Portugal has always been known for its desserts, among many things. In a country surrounded by ocean on three sides, hot summers and beach days are the norm, and nothing tops off a hot day of beach hopping like a cold and delicious dessert sent straight from heaven. Which is exactly what this name translates to. Natas du céu translates as cream or custard from heaven. Now, most people are far more familiar with the traditional Portuguese Pastéis de Nata, a wonderful custard tart that has won the world over as visitors sing its praises, but don’t let this fool you; Portugal has many more delicious desserts to share.

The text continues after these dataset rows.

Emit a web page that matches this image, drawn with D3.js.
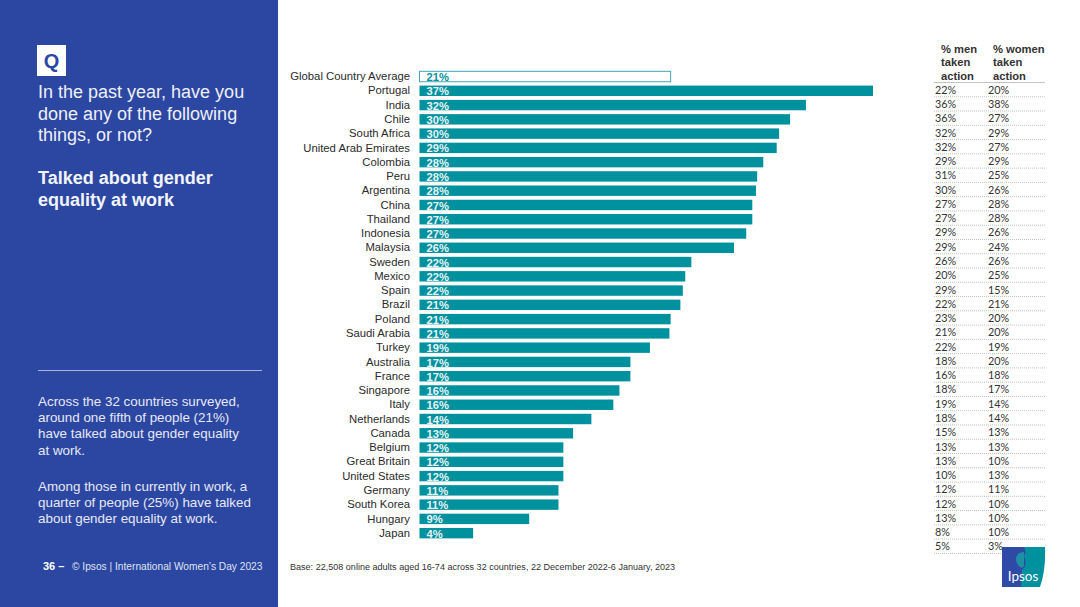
<!DOCTYPE html>
<html>
<head>
<meta charset="utf-8">
<script src="https://cdn.jsdelivr.net/npm/d3@7"></script>
<style>
html, body { margin: 0; padding: 0; background: #fff; }
svg { display: block; font-family: "Liberation Sans", Arial, sans-serif; }
</style>
</head>
<body>
<div id="canvas"></div>
<script>
"use strict"

let countries = ["Global Country Average", "Portugal", "India", "Chile", "South Africa", "United Arab Emirates",
    "Colombia", "Peru", "Argentina", "China", "Thailand", "Indonesia", "Malaysia", "Sweden", "Mexico", "Spain",
    "Brazil", "Poland", "Saudi Arabia", "Turkey", "Australia", "France", "Singapore", "Italy", "Netherlands",
    "Canada", "Belgium", "Great Britain", "United States", "Germany", "South Korea", "Hungary", "Japan"];

// bar lengths, labels are the printed (rounded) numbers
let barValues = [20.6, 37.2, 31.7, 30.4, 29.5, 29.3, 28.2, 27.7, 27.6, 27.3, 27.3, 26.8, 25.8, 22.3, 21.8, 21.6,
    21.4, 20.6, 20.5, 18.9, 17.3, 17.3, 16.4, 15.9, 14.1, 12.6, 11.8, 11.8, 11.8, 11.4, 11.4, 9.0, 4.4];
let barLabels = [21, 37, 32, 30, 30, 29, 28, 28, 28, 27, 27, 27, 26, 22, 22, 22, 21, 21, 21, 19, 17, 17, 16, 16,
    14, 13, 12, 12, 12, 11, 11, 9, 4];

let menValues = [22, 36, 36, 32, 32, 29, 31, 30, 27, 27, 29, 29, 26, 20, 29, 22, 23, 21, 22, 18, 16, 18, 19, 18,
    15, 13, 13, 10, 12, 12, 13, 8, 5];
let womenValues = [20, 38, 27, 29, 27, 29, 25, 26, 28, 28, 26, 24, 26, 25, 15, 21, 20, 20, 19, 20, 18, 17, 14, 14,
    13, 13, 10, 13, 11, 10, 10, 10, 3];

let menHeader = ["% men", "taken", "action"];
let womenHeader = ["% women", "taken", "action"];

let questionLines = ["In the past year, have you", "done any of the following", "things, or not?"];
let topicLines = ["Talked about gender", "equality at work"];
let noteLines1 = ["Across the 32 countries surveyed,", "around one fifth of people (21%)",
    "have talked about gender equality", "at work."];
let noteLines2 = ["Among those in currently in work, a", "quarter of people (25%) have talked",
    "about gender equality at work."];

let blue = "#2c47a1";
let teal = "#00919f";

let drawing = d3.select("#canvas")
    .append("svg")
    .attr("width", 1080)
    .attr("height", 607);

// Left panel
drawing.append("rect")
    .attr("width", 278)
    .attr("height", 607)
    .attr("fill", blue);

drawing.append("rect")
    .attr("x", 37)
    .attr("y", 45)
    .attr("width", 29)
    .attr("height", 31)
    .attr("fill", "white");

drawing.append("text")
    .attr("x", 51.5)
    .attr("y", 67.5)
    .attr("text-anchor", "middle")
    .attr("font-size", 20)
    .attr("font-weight", "bold")
    .attr("fill", blue)
    .text("Q");

function textBlock(lines, x, y, step, size, weight, color) {
    drawing.append("g").selectAll("text")
        .data(lines)
        .join("text")
        .attr("x", x)
        .attr("y", (d, i) => y + i * step)
        .attr("font-size", size)
        .attr("font-weight", weight)
        .attr("fill", color)
        .text(d => d);
}

textBlock(questionLines, 38, 98, 21.5, 18, "normal", "#eef0f8");
textBlock(topicLines, 38, 184, 21.5, 18, "bold", "#f2f4fa");

drawing.append("line")
    .attr("x1", 38)
    .attr("x2", 262)
    .attr("y1", 370.5)
    .attr("y2", 370.5)
    .attr("stroke", "#aab4da")
    .attr("stroke-width", 1);

textBlock(noteLines1, 38, 406, 16.2, 13.4, "normal", "#e6e9f5");
textBlock(noteLines2, 38, 491, 16.2, 13.4, "normal", "#e6e9f5");

drawing.append("text")
    .attr("x", 43)
    .attr("y", 570)
    .attr("font-size", 11)
    .attr("font-weight", "bold")
    .attr("fill", "white")
    .text("36 –");

drawing.append("text")
    .attr("x", 72)
    .attr("y", 570)
    .attr("font-size", 10.2)
    .attr("fill", "#dfe3f2")
    .text("© Ipsos | International Women’s Day 2023");

// Bars
let xScale = d3.scaleLinear()
    .domain([0, 37.2])
    .range([419.5, 873]);

let yScale = d3.scaleBand()
    .domain(countries)
    .range([69.4, 540.3])
    .paddingInner(0.27)
    .paddingOuter(0.135);

drawing.append("g")
    .attr("transform", "translate(419,0)")
    .call(d3.axisLeft(yScale).tickSize(0).tickPadding(9))
    .call(g => g.select(".domain").remove())
    .call(g => g.selectAll("text")
        .attr("font-family", "Liberation Sans, Arial, sans-serif")
        .attr("font-size", 11.3)
        .attr("fill", "#2b2b2b"));

drawing.append("g").selectAll("rect")
    .data(countries)
    .join("rect")
    .attr("x", xScale(0))
    .attr("y", d => yScale(d))
    .attr("width", (d, i) => xScale(barValues[i]) - xScale(0))
    .attr("height", yScale.bandwidth())
    .attr("fill", (d, i) => i === 0 ? "white" : teal)
    .attr("stroke", (d, i) => i === 0 ? "#3fa9b4" : "none")
    .attr("stroke-width", 1);

drawing.append("g").selectAll("text")
    .data(countries)
    .join("text")
    .attr("x", 426.5)
    .attr("y", d => yScale(d) + yScale.bandwidth() / 2 + 4.6)
    .attr("font-size", 11.2)
    .attr("font-weight", "bold")
    .attr("fill", (d, i) => i === 0 ? teal : "#e6f4f5")
    .text((d, i) => barLabels[i] + "%");

// Table on the right
textBlock(menHeader, 941, 53, 13.4, 11.2, "bold", "#333");
textBlock(womenHeader, 993, 53, 13.4, 11.2, "bold", "#333");

let rowScale = d3.scaleLinear()
    .domain([0, menValues.length])
    .range([82.5, 553.4]);

drawing.append("line")
    .attr("x1", 934)
    .attr("x2", 1045)
    .attr("y1", rowScale(0))
    .attr("y2", rowScale(0))
    .attr("stroke", "#c4c4c4")
    .attr("stroke-width", 1);

drawing.append("g").selectAll("line")
    .data(menValues)
    .join("line")
    .attr("x1", 934)
    .attr("x2", 1045)
    .attr("y1", (d, i) => rowScale(i + 1))
    .attr("y2", (d, i) => rowScale(i + 1))
    .attr("stroke", "#a8a8a8")
    .attr("stroke-width", 0.7)
    .attr("stroke-dasharray", "1 1");

function tableColumn(values, x) {
    drawing.append("g").selectAll("text")
        .data(values)
        .join("text")
        .attr("x", x)
        .attr("y", (d, i) => rowScale(i + 1) - 3)
        .attr("font-family", "Lato, sans-serif")
        .attr("font-size", 10.8)
        .attr("fill", "#333")
        .text(d => d + "%");
}

tableColumn(menValues, 935);
tableColumn(womenValues, 988);

// Base note
drawing.append("text")
    .attr("x", 290)
    .attr("y", 570)
    .attr("font-size", 9.05)
    .attr("fill", "#333")
    .text("Base: 22,508 online adults aged 16-74 across 32 countries, 22 December 2022-6 January, 2023");

// Ipsos logo
let logo = drawing.append("g");

logo.append("path")
    .attr("d", "M1002 547H1045Q1046 570 1040 587H1002Z")
    .attr("fill", teal);

logo.append("path")
    .attr("d", "M1002 547H1024Q1027 552 1024 556Q1028 565 1022 570L1021 587H1002Z")
    .attr("fill", "#2f49a6");

logo.append("path")
    .attr("d", "M1024 552Q1016 552 1016 560Q1017 566 1022 568L1024 566Z")
    .attr("fill", "#1f8fa6");

logo.append("text")
    .attr("x", 1023)
    .attr("y", 581)
    .attr("text-anchor", "middle")
    .attr("font-family", "Lato, sans-serif")
    .attr("font-size", 13.5)
    .attr("fill", "white")
    .text("Ipsos");
</script>
</body>
</html>
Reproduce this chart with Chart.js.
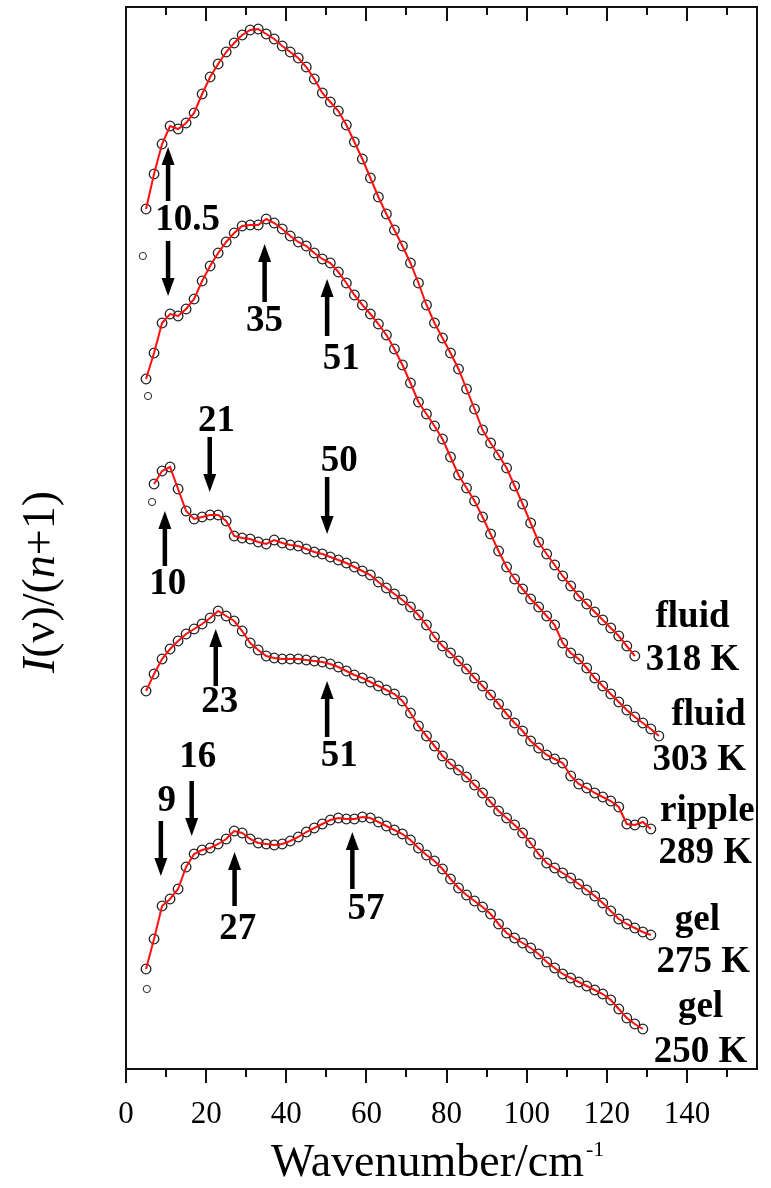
<!DOCTYPE html>
<html>
<head>
<meta charset="utf-8">
<script src="https://cdn.jsdelivr.net/npm/chart.js@4.4.0/dist/chart.umd.min.js"></script>
<style>
html,body{margin:0;padding:0;background:#fff}
</style>
</head>
<body>
<canvas id="chart" width="771" height="1188"></canvas>
<script>
// Low-frequency spectra I(v)/(n+1), stacked (offsets already in the values)
const wavenumber = [5,7,9,11,13,15,17,19,21,23,25,27,29,31,33,35,37,39,41,43,45,47,49,51,53,55,57,59,61,63,65,67,69,71,73,75,77,79,81,83,85,87,89,91,93,95,97,99,101,103,105,107,109,111,113,115,117,119,121,123,125,127,129,131,133];

const fluid318 = [86.0,89.5,92.5,94.3,94.0,94.6,95.6,97.5,99.2,100.5,101.7,102.6,103.4,103.9,104.0,103.5,103.0,102.3,101.7,101.1,100.2,99.0,97.6,96.7,95.8,94.4,92.7,91.0,89.1,87.2,85.5,83.9,82.3,80.6,78.6,76.4,74.6,73.1,71.6,70.0,68.0,66.0,63.9,62.6,61.4,60.1,58.3,56.5,54.6,52.7,51.5,50.4,49.3,48.3,47.3,46.5,45.7,44.9,44.1,43.3,42.3,41.3,null,null,null];
const fluid303 = [69.0,71.6,74.6,75.5,75.3,76.0,77.0,78.8,80.3,81.6,82.7,83.6,84.3,84.4,84.4,85.0,84.6,84.0,83.3,82.7,82.3,81.6,81.0,80.6,79.7,78.6,77.4,76.4,75.5,74.5,73.4,72.0,70.4,68.6,66.7,65.5,64.3,63.0,61.2,59.4,58.1,56.8,55.2,53.5,51.8,50.2,49.0,48.0,47.0,46.2,45.3,44.4,42.6,41.6,41.0,40.1,39.1,38.3,37.5,36.7,35.9,35.2,34.6,34.0,33.3];
const ripple289 = [null,58.5,59.8,60.2,58.0,55.8,55.0,55.2,55.4,55.4,54.8,53.3,53.1,53.0,52.7,52.5,52.9,52.6,52.4,52.3,52.0,51.7,51.5,51.2,50.9,50.6,50.2,49.8,49.4,48.7,48.1,47.5,46.9,46.2,45.4,44.4,43.2,42.3,41.6,40.8,40.0,39.1,38.3,37.4,36.5,35.5,34.6,33.8,32.8,32.1,31.4,31.0,30.6,29.3,28.5,28.1,27.6,27.2,26.8,26.2,24.5,24.4,24.7,24.0,null];
const gel275 = [37.8,39.5,41.0,42.0,42.8,43.5,44.0,44.5,45.1,45.8,45.3,44.8,43.8,42.6,41.9,41.3,41.1,41.0,41.0,41.0,40.9,40.8,40.7,40.5,40.2,39.8,39.4,39.1,38.7,38.3,37.9,37.5,36.8,35.6,34.3,33.3,32.3,31.3,30.5,29.9,29.2,28.4,27.6,26.7,25.8,25.1,24.4,23.6,22.6,21.5,20.6,20.1,19.6,19.1,18.5,17.9,17.3,16.6,15.8,15.0,14.5,14.1,13.7,13.4,null];
const gel250 = [10.0,13.0,16.3,17.0,18.0,20.2,21.5,21.9,22.1,22.5,23.0,23.8,23.6,23.0,22.6,22.5,22.4,22.5,22.8,23.2,23.7,24.1,24.5,24.9,25.1,25.0,25.0,25.2,25.1,24.7,24.3,23.9,23.5,22.9,22.1,21.4,20.8,20.0,19.0,18.1,17.4,16.8,16.2,15.5,14.5,13.6,13.1,12.6,12.1,11.5,10.7,10.1,9.5,9.1,8.7,8.3,7.9,7.5,6.9,6.0,5.1,4.5,4.0,null,null];

// lone circles at the low-frequency ends
const strayX = [4.2, 5.5, 6.5, 5.2];
const strayY = [81.3, 67.3, 56.7, 8.0];

// x axis ticks
const majorTicks = [0,20,40,60,80,100,120,140];
const minorTicks = [10,30,50,70,90,110,130,150];

// peak markers: x, arrow tail y, arrow head y
const arrowX    = [10.5, 10.5, 34.6, 50.2, 20.9, 50.2, 9.7, 22.4, 50.2, 8.7, 16.4, 27.1, 56.5];
const arrowTail = [86.8, 82.8, 76.7, 73.3, 63.2, 59.2, 50.3, 38.3, 33.2, 24.8, 28.8, 16.3, 18.0];
const arrowHead = [92.2, 77.3, 82.5, 79.0, 57.7, 53.5, 55.8, 44.0, 38.8, 19.3, 23.3, 21.7, 23.7];

const peakText = ['10.5','35','51','21','50','10','23','51','9','16','27','57'];
const peakX    = [15.4, 34.6, 53.7, 22.6, 53.2, 10.4, 23.4, 53.2, 10.2, 17.9, 27.9, 59.9];
const peakY    = [84.9, 74.8, 71.0, 64.8, 60.8, 48.5, 36.7, 31.3, 26.8, 31.2, 14.0, 16.0];

const phaseText = ['fluid','318 K','fluid','303 K','ripple','289 K','gel','275 K','gel','250 K'];
const phaseX    = [141.4, 141.4, 145.4, 143.1, 145.1, 144.6, 142.6, 144.1, 143.4, 143.4];
const phaseY    = [45.2, 40.9, 35.4, 30.9, 25.8, 21.6, 14.9, 10.7, 6.2, 1.7];

const SERIF = '"Liberation Serif", "Times New Roman", serif';

function pts(ys){
  return wavenumber.map((x,i)=>({x:x, y:ys[i]})).filter(p=>p.y!==null);
}

const circleStyle = {pointRadius:4.8, pointBorderWidth:1.3,
  pointBackgroundColor:'rgba(255,255,255,0)', pointBorderColor:'#222'};

const curves = [fluid318, fluid303, ripple289, gel275, gel250];
const datasets = [];
curves.forEach(c=>{
  datasets.push({type:'line', data:pts(c), borderColor:'#ff1010', borderWidth:2, pointRadius:0, tension:0, order:0});
  datasets.push(Object.assign({type:'scatter', data:pts(c), showLine:false, order:1}, circleStyle));
});
datasets.push(Object.assign({type:'scatter', data:strayX.map((x,i)=>({x:x,y:strayY[i]})), order:1}, circleStyle, {pointRadius:3.6, pointBorderWidth:1}));

const extras = {
  id:'extras',
  afterDraw(chart){
    const ctx = chart.ctx, a = chart.chartArea, x = chart.scales.x, y = chart.scales.y;
    ctx.save();
    ctx.strokeStyle = '#111';
    ctx.lineWidth = 2;
    ctx.strokeRect(a.left, a.top, a.right-a.left, a.bottom-a.top);

    // ticks: outward at the bottom, inward at the top
    ctx.beginPath();
    majorTicks.forEach(v=>{
      const px = Math.round(x.getPixelForValue(v));
      ctx.moveTo(px, a.bottom); ctx.lineTo(px, a.bottom+14);
      ctx.moveTo(px, a.top); ctx.lineTo(px, a.top+14);
    });
    minorTicks.forEach(v=>{
      const px = Math.round(x.getPixelForValue(v));
      ctx.moveTo(px, a.bottom); ctx.lineTo(px, a.bottom+8);
      ctx.moveTo(px, a.top); ctx.lineTo(px, a.top+8);
    });
    ctx.stroke();

    // arrows
    ctx.fillStyle = '#000';
    ctx.strokeStyle = '#000';
    arrowX.forEach((v,i)=>{
      const px = x.getPixelForValue(v);
      const t = y.getPixelForValue(arrowTail[i]);
      const h = y.getPixelForValue(arrowHead[i]);
      const dir = h < t ? -1 : 1;
      ctx.lineWidth = 4.5;
      ctx.beginPath();
      ctx.moveTo(px, t);
      ctx.lineTo(px, h - dir*14);
      ctx.stroke();
      ctx.beginPath();
      ctx.moveTo(px, h);
      ctx.lineTo(px-6.5, h - dir*18);
      ctx.lineTo(px+6.5, h - dir*18);
      ctx.closePath();
      ctx.fill();
    });

    ctx.textAlign = 'center';
    ctx.textBaseline = 'middle';
    ctx.font = 'bold 37px ' + SERIF;
    peakText.forEach((s,i)=>{
      ctx.fillText(s, x.getPixelForValue(peakX[i]), y.getPixelForValue(peakY[i]));
    });
    phaseText.forEach((s,i)=>{
      ctx.fillText(s, x.getPixelForValue(phaseX[i]), y.getPixelForValue(phaseY[i]));
    });

    // x axis title with superscript
    ctx.textAlign = 'left';
    ctx.textBaseline = 'alphabetic';
    ctx.font = '46px ' + SERIF;
    const main = 'Wavenumber/cm';
    const w = ctx.measureText(main).width;
    const cx = (a.left + a.right)/2 - 14;
    ctx.fillText(main, cx - w/2, 1176);
    ctx.font = '22px ' + SERIF;
    ctx.fillText('-1', cx + w/2 + 2, 1156);

    // y axis title, rotated, with italic I and n
    const parts = [['I','italic '],['(\u03bd)/(',''],['n','italic '],['+1)','']];
    ctx.translate(42, 582);
    ctx.rotate(-Math.PI/2);
    let total = 0;
    parts.forEach(p=>{ ctx.font = p[1]+'46px '+SERIF; total += ctx.measureText(p[0]).width; });
    let pos = -total/2;
    ctx.textBaseline = 'middle';
    parts.forEach(p=>{
      ctx.font = p[1]+'46px '+SERIF;
      ctx.fillText(p[0], pos, 0);
      pos += ctx.measureText(p[0]).width;
    });
    ctx.restore();
  }
};

new Chart(document.getElementById('chart'), {
  data:{datasets:datasets},
  options:{
    responsive:false,
    animation:false,
    devicePixelRatio:1,
    layout:{padding:{left:126, right:14, top:7, bottom:0}},
    plugins:{legend:{display:false}, tooltip:{enabled:false}},
    scales:{
      x:{type:'linear', min:0, max:157.5,
        grid:{display:false}, border:{display:false},
        ticks:{stepSize:20, includeBounds:false, padding:19, color:'#000', maxRotation:0,
          font:{family:SERIF, size:31},
          callback:v=> (v % 20 === 0 && v <= 140) ? String(v) : ''},
        afterFit:s=>{ s.height = 119; }
      },
      y:{type:'linear', min:0, max:106.2, display:false}
    }
  },
  plugins:[extras]
});
</script>
</body>
</html>
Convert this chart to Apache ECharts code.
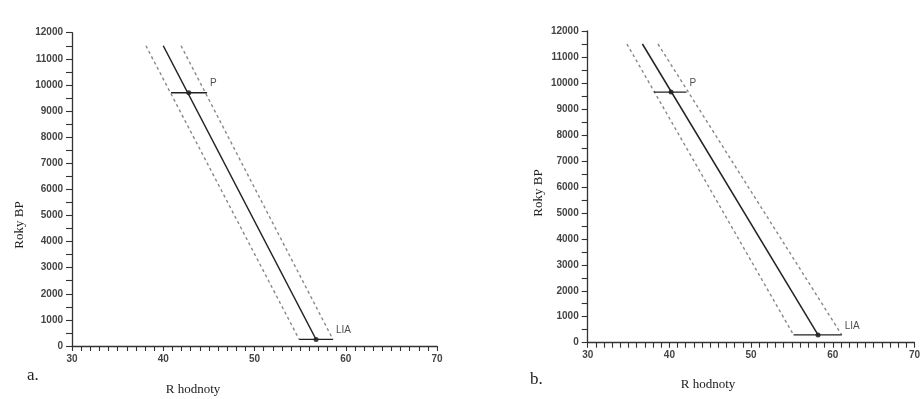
<!DOCTYPE html>
<html><head><meta charset="utf-8">
<script src="https://cdn.jsdelivr.net/npm/echarts@6/dist/echarts.min.js"></script>
<style>html,body{margin:0;padding:0;background:#fff}#c{width:923px;height:399px}</style>
</head><body><div id="c"></div>
<script>
// Panel a
const solidA = [[40.0, 11500], [56.75, 250]];
const lowerA = [[38.1, 11500], [54.9, 250]];
const upperA = [[41.95, 11500], [58.6, 250]];
const pointNames = ['P', 'LIA'];
const pointsA = [[42.8, 9700], [56.75, 250]];
const barsA = [[40.85, 44.8], [54.9, 58.6]];
// Panel b
const solidB = [[36.7, 11500], [58.2, 300]];
const lowerB = [[34.8, 11500], [55.2, 300]];
const upperB = [[38.6, 11500], [61.1, 300]];
const pointsB = [[40.2, 9650], [58.2, 300]];
const barsB = [[38.1, 42.1], [55.2, 61.1]];
// axes
const xRange = [30, 70];
const yRange = [0, 12000];

const chart = echarts.init(document.getElementById('c'), null, {renderer: 'canvas'});
const labelStyle = {color: '#444', fontSize: 10, fontFamily: 'Liberation Sans', fontWeight: 'bold', formatter: v => String(v)};
function xAxis(gi) {
  return {type: 'value', gridIndex: gi, min: xRange[0], max: xRange[1], interval: 10,
    axisLine: {lineStyle: {color: '#333', width: 1.3}},
    axisTick: {show: true, length: 5, lineStyle: {color: '#333', width: 1.1}},
    minorTick: {show: true, splitNumber: 10, length: 5, lineStyle: {color: '#333', width: 1.1}},
    splitLine: {show: false},
    axisLabel: Object.assign({margin: 8}, labelStyle)};
}
function yAxis(gi) {
  return {type: 'value', gridIndex: gi, min: yRange[0], max: yRange[1], interval: 1000,
    axisLine: {show: true, lineStyle: {color: '#333', width: 1.3}},
    axisTick: {show: true, length: 6, lineStyle: {color: '#333', width: 1.1}},
    minorTick: {show: true, splitNumber: 2, length: 6, lineStyle: {color: '#333', width: 1.1}},
    splitLine: {show: false},
    axisLabel: Object.assign({margin: 9}, labelStyle)};
}
function lineS(gi, data, dashed) {
  return {type: 'line', xAxisIndex: gi, yAxisIndex: gi, data: data, symbol: 'none', silent: true,
    lineStyle: dashed ? {color: '#888', width: 1.4, type: [3, 3]} : {color: '#222', width: 1.5}};
}
function barS(gi, bars, pts) {
  return bars.map((b, i) => ({type: 'line', xAxisIndex: gi, yAxisIndex: gi, symbol: 'none', silent: true,
    data: [[b[0], pts[i][1]], [b[1], pts[i][1]]], lineStyle: {color: '#222', width: 1.3}}));
}
function ptS(gi, pts, bars) {
  return [{type: 'scatter', xAxisIndex: gi, yAxisIndex: gi, symbolSize: 5, itemStyle: {color: '#111'},
    data: pts}, {type: 'scatter', xAxisIndex: gi, yAxisIndex: gi, symbolSize: 0,
    data: pts.map((p, i) => ({value: [bars[i][1], p[1]], name: pointNames[i]})),
    label: {show: true, position: 'right', distance: 3, offset: [0, -9], formatter: '{b}',
      color: '#222', fontSize: 10, fontFamily: 'Liberation Sans'}}];
}
const serif = 'Liberation Serif';
chart.setOption({
  animation: false,
  grid: [
    {left: 72, top: 32.7, width: 365, height: 313.3},
    {left: 587.7, top: 31, width: 341, height: 311.7}
  ],
  xAxis: [xAxis(0), xAxis(1)],
  yAxis: [yAxis(0), yAxis(1)],
  series: [
    lineS(0, solidA, false), lineS(0, lowerA, true), lineS(0, upperA, true),
    ...barS(0, barsA, pointsA), ...ptS(0, pointsA, barsA),
    lineS(1, solidB, false), lineS(1, lowerB, true), lineS(1, upperB, true),
    ...barS(1, barsB, pointsB), ...ptS(1, pointsB, barsB)
  ],
  graphic: [
    {type: 'text', x: 20, y: 225, rotation: Math.PI / 2, style: {text: 'Roky BP', font: '13px ' + serif, fill: '#222', align: 'center', verticalAlign: 'middle'}},
    {type: 'text', x: 193, y: 390, style: {text: 'R hodnoty', font: '13px ' + serif, fill: '#222', align: 'center', verticalAlign: 'middle'}},
    {type: 'text', x: 27, y: 376, style: {text: 'a.', font: '17px ' + serif, fill: '#222', align: 'left', verticalAlign: 'middle'}},
    {type: 'text', x: 539, y: 193, rotation: Math.PI / 2, style: {text: 'Roky BP', font: '13px ' + serif, fill: '#222', align: 'center', verticalAlign: 'middle'}},
    {type: 'text', x: 708, y: 385, style: {text: 'R hodnoty', font: '13px ' + serif, fill: '#222', align: 'center', verticalAlign: 'middle'}},
    {type: 'text', x: 530, y: 380, style: {text: 'b.', font: '17px ' + serif, fill: '#222', align: 'left', verticalAlign: 'middle'}}
  ]
});
</script></body></html>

This dessert is easy to make and can be stored in the fridge if you like it softer, or it can be frozen for something resembling ice cream, only better. It consists of layering crumbled cookies and cream and topping it all off with a thin layer of egg yolk and sugar that will make you question where this beautiful concoction has been all your life.
1 package of Maria cookies (Marie biscuits)
2 cups of whipping cream
6 large eggs
1/2 cup of sugar and 2 tbsp.
1 lemon (optional) 1 orange (optional)
Take the Maria cookies and crumble them. You can use a cheese grater or food processor if you have one.
Separate the eggs into yolks and whites and set aside.
You will only need one small two-inch piece of peel from the orange and or lemon. This is not a must, so if you are allergic or don’t care for the taste of citrus, feel free to omit the peel entirely.
Beat the whipping cream with 1/4 cup of sugar until it is at full volume. Set it aside.
Next, beat the six egg whites with two tablespoons of sugar until they are fluffy and hold peaks.
Bring back the whipped cream and fold it into the egg whites until well blended. Do not mix or beat the two, or they will liquefy.
In six ramekins, or small cups or bowls, put a thin layer of Maria cookie followed by a layer of white cream, another layer of Maria cookie and then another of cream. Usually, you will only get two layers of each, but depending on how tall the container you’re using, you might get three layers of each. Make sure you always end on a layer of cream and still have space at the top of the ramekin for the sweet yolk cream that you will make next.
Place the ramekins in the fridge or freezer if you prefer more ice cream-like consistency. I sure do.
In a small pot mix in 1/4 cup of sugar and 2 tbsp. of water along with a small piece of orange and lemon peel (optional) and bring it to a boil. Mix gently to incorporate all the sugar leaving no hard bits on the sides of the pot. Once it is at a boil, allow it to cool a bit, mixing it so often so that no sugar hardens around the edges. Remove the peels if you used them.
Beat the yolks.
Here is the hardest part of the whole recipe. You must now whisk the egg yolks into the liquid sugar mixture, but you don’t want the eggs to cook, or you will have stringy egg pieces. Therefore, you have to slowly pour the egg yolks while vigorously whisking the two together.
Once the two are blended, return the mixture to medium heat until it reaches a slow boil, continually stirring until it thickens.
When it has thickened to a consistency that coats a wooden spoon, remove from heat and allow to cool.
The mixture will thicken further as it cools. When it has cooled to a point when it is only slightly warm, you can spoon some over each ramekin as the final layer and return them to the fridge or freezer. When you are ready to eat them, they can be served on their own or with berries of your choice for garnish.